Task material —
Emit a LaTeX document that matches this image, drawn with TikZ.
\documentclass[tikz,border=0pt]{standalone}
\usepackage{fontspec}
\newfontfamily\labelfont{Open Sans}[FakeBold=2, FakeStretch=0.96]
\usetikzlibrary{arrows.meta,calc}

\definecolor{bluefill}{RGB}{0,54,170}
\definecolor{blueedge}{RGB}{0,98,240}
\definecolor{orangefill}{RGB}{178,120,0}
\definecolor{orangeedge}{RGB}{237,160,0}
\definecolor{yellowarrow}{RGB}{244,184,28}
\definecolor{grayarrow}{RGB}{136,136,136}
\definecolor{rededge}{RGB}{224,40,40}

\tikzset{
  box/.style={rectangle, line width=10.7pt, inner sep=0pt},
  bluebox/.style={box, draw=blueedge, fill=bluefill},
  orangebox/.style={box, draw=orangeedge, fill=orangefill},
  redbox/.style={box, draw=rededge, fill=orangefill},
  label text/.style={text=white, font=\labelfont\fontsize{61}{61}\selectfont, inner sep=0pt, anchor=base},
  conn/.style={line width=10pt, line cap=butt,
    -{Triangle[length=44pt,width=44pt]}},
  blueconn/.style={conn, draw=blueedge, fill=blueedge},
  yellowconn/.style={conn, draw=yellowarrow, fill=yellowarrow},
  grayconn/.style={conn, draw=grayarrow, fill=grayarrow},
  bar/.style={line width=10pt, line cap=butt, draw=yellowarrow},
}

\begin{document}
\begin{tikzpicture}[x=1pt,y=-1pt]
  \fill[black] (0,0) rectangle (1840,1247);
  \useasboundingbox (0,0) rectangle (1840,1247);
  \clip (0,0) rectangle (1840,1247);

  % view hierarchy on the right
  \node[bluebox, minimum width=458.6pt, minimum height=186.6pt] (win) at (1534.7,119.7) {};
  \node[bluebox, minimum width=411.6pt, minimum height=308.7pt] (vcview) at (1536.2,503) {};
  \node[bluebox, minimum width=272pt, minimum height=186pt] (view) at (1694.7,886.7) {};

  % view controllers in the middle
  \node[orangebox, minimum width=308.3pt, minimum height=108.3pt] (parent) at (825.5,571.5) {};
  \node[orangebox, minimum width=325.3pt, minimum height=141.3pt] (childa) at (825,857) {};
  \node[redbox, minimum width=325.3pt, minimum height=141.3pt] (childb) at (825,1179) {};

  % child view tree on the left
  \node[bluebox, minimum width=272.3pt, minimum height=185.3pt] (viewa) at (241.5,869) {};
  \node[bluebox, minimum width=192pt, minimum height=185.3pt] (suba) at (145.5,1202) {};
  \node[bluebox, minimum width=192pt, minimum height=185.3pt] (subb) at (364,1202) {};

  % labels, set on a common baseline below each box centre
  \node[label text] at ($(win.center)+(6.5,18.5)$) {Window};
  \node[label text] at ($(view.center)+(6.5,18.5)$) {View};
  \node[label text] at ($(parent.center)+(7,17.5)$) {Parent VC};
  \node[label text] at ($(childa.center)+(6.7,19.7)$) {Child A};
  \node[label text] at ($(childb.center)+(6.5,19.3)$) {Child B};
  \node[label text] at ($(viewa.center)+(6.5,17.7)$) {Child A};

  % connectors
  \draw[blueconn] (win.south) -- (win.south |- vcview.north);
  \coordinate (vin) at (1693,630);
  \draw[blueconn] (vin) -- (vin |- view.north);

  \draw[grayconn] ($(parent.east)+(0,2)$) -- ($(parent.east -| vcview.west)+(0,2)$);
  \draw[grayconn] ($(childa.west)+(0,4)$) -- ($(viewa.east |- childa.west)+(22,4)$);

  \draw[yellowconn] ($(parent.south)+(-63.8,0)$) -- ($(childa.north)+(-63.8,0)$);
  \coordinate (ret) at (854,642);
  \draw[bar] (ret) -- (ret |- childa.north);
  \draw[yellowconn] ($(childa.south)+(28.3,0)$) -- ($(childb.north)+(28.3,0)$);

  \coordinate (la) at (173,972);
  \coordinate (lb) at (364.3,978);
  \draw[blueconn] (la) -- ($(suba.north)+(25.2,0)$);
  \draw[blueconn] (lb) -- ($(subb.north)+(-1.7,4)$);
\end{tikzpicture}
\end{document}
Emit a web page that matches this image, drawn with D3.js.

Problem details — Pull out each line of the listing that holds the string "matches".

Expected output —
Emit a LaTeX document that matches this image, drawn with TikZ.
Emit a web page that matches this image, drawn with D3.js.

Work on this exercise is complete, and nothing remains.